Exercise data:

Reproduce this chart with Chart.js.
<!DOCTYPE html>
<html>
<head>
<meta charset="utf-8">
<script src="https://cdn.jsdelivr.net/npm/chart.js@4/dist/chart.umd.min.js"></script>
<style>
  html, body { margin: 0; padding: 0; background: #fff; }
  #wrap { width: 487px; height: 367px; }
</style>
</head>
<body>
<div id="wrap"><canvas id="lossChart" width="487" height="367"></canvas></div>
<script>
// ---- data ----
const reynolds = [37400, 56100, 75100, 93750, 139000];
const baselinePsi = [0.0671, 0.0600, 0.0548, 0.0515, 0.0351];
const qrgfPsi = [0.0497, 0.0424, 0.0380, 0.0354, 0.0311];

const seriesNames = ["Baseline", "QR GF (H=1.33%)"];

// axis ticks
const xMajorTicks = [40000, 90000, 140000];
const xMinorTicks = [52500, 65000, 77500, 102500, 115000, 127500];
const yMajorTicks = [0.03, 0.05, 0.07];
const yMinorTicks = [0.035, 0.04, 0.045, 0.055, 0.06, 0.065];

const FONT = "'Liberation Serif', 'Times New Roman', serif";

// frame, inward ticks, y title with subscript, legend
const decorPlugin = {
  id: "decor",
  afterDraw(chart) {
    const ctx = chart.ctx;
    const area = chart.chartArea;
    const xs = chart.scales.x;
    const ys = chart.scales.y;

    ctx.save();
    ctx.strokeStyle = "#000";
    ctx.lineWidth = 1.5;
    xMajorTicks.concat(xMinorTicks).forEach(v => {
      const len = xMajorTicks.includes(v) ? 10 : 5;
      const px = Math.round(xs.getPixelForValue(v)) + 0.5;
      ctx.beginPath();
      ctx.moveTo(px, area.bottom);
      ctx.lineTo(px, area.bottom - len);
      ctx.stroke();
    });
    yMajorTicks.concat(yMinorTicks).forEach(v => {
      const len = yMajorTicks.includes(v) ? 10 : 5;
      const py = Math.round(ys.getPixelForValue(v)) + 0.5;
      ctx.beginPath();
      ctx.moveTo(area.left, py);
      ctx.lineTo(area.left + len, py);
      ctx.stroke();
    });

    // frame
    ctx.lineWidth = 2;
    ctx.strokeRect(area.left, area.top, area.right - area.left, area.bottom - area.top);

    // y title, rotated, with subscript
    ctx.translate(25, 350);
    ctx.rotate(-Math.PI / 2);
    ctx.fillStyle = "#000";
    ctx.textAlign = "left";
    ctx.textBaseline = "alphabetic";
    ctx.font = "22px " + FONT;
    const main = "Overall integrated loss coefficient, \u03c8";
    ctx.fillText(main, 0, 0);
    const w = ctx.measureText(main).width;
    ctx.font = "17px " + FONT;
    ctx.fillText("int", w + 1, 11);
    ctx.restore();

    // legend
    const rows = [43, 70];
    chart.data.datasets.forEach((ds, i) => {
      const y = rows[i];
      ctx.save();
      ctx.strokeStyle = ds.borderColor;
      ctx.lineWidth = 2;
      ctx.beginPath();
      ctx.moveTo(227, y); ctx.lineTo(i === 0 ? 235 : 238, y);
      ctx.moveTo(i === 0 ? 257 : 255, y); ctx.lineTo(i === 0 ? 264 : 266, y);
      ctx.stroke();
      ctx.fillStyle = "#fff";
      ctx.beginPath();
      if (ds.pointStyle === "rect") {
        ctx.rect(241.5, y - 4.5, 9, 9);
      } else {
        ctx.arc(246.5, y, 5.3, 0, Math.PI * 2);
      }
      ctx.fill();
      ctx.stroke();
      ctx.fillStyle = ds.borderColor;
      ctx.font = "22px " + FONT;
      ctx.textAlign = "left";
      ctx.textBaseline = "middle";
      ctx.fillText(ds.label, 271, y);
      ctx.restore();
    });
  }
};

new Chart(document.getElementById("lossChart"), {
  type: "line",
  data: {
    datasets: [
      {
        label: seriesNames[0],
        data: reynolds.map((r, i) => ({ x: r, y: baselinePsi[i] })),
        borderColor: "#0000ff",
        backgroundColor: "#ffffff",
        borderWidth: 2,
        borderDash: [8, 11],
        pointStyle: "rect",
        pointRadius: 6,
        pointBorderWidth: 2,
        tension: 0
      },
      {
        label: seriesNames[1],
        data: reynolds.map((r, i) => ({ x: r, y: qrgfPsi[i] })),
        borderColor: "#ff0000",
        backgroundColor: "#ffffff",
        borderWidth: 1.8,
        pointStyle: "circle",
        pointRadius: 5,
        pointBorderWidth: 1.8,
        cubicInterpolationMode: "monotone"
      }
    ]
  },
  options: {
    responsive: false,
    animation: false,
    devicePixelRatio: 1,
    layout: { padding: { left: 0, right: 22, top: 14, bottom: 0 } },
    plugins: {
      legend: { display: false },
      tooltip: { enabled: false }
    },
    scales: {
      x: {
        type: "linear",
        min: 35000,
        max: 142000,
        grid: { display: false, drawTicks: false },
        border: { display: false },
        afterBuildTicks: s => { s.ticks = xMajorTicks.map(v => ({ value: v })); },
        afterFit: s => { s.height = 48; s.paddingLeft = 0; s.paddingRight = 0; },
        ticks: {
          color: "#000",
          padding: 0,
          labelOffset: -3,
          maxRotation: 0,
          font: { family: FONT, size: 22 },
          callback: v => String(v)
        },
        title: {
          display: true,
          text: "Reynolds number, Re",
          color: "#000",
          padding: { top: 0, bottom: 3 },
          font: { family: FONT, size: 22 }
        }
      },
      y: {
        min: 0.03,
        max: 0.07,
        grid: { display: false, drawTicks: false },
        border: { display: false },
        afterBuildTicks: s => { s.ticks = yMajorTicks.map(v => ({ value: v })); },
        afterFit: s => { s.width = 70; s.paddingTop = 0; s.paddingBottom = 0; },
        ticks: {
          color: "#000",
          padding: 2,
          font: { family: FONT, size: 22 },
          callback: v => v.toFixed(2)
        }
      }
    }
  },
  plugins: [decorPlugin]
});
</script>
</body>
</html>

--

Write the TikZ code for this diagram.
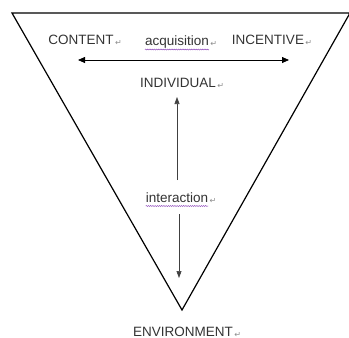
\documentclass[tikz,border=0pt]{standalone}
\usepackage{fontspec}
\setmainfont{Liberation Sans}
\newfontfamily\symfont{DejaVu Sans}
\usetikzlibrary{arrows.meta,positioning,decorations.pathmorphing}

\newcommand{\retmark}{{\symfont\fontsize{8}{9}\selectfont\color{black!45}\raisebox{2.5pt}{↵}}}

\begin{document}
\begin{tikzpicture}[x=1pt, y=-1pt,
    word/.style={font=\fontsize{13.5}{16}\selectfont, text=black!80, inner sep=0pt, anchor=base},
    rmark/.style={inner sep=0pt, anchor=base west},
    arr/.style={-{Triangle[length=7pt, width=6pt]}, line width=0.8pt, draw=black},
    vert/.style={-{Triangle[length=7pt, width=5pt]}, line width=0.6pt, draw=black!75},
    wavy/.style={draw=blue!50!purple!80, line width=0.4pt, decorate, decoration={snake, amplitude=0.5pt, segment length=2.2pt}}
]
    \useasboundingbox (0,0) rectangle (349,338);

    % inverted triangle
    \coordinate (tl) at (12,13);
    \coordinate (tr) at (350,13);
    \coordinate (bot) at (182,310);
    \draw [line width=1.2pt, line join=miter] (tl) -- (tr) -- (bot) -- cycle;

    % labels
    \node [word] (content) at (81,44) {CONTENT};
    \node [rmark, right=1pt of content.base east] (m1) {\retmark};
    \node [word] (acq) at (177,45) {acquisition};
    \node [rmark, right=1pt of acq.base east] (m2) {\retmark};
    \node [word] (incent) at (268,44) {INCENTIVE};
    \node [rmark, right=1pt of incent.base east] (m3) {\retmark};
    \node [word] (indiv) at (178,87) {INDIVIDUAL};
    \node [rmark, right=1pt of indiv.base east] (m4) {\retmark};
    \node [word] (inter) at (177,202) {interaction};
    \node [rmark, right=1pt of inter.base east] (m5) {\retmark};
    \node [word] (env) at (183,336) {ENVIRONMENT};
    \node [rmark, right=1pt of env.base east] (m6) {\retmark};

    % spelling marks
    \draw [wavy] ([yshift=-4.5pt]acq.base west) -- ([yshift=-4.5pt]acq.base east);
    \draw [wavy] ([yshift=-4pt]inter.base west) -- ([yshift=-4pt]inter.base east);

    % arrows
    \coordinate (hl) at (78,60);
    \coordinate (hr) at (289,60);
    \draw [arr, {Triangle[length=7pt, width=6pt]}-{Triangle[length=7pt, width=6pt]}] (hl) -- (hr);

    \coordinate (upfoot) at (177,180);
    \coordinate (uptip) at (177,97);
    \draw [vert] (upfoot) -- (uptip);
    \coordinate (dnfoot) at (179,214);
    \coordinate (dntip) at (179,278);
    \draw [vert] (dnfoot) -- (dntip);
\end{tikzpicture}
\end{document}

Requirement:
Reproduce exactly the lines from the one containing "Reproduce this chart with Chart.js." through the one containing "const ys = chart.scales.y;", inclusive, and nothing else.

Reply to the task:
Reproduce this chart with Chart.js.
<!DOCTYPE html>
<html>
<head>
<meta charset="utf-8">
<script src="https://cdn.jsdelivr.net/npm/chart.js@4/dist/chart.umd.min.js"></script>
<style>
  html, body { margin: 0; padding: 0; background: #fff; }
  #wrap { width: 487px; height: 367px; }
</style>
</head>
<body>
<div id="wrap"><canvas id="lossChart" width="487" height="367"></canvas></div>
<script>
// ---- data ----
const reynolds = [37400, 56100, 75100, 93750, 139000];
const baselinePsi = [0.0671, 0.0600, 0.0548, 0.0515, 0.0351];
const qrgfPsi = [0.0497, 0.0424, 0.0380, 0.0354, 0.0311];

const seriesNames = ["Baseline", "QR GF (H=1.33%)"];

// axis ticks
const xMajorTicks = [40000, 90000, 140000];
const xMinorTicks = [52500, 65000, 77500, 102500, 115000, 127500];
const yMajorTicks = [0.03, 0.05, 0.07];
const yMinorTicks = [0.035, 0.04, 0.045, 0.055, 0.06, 0.065];

const FONT = "'Liberation Serif', 'Times New Roman', serif";

// frame, inward ticks, y title with subscript, legend
const decorPlugin = {
  id: "decor",
  afterDraw(chart) {
    const ctx = chart.ctx;
    const area = chart.chartArea;
    const xs = chart.scales.x;
    const ys = chart.scales.y;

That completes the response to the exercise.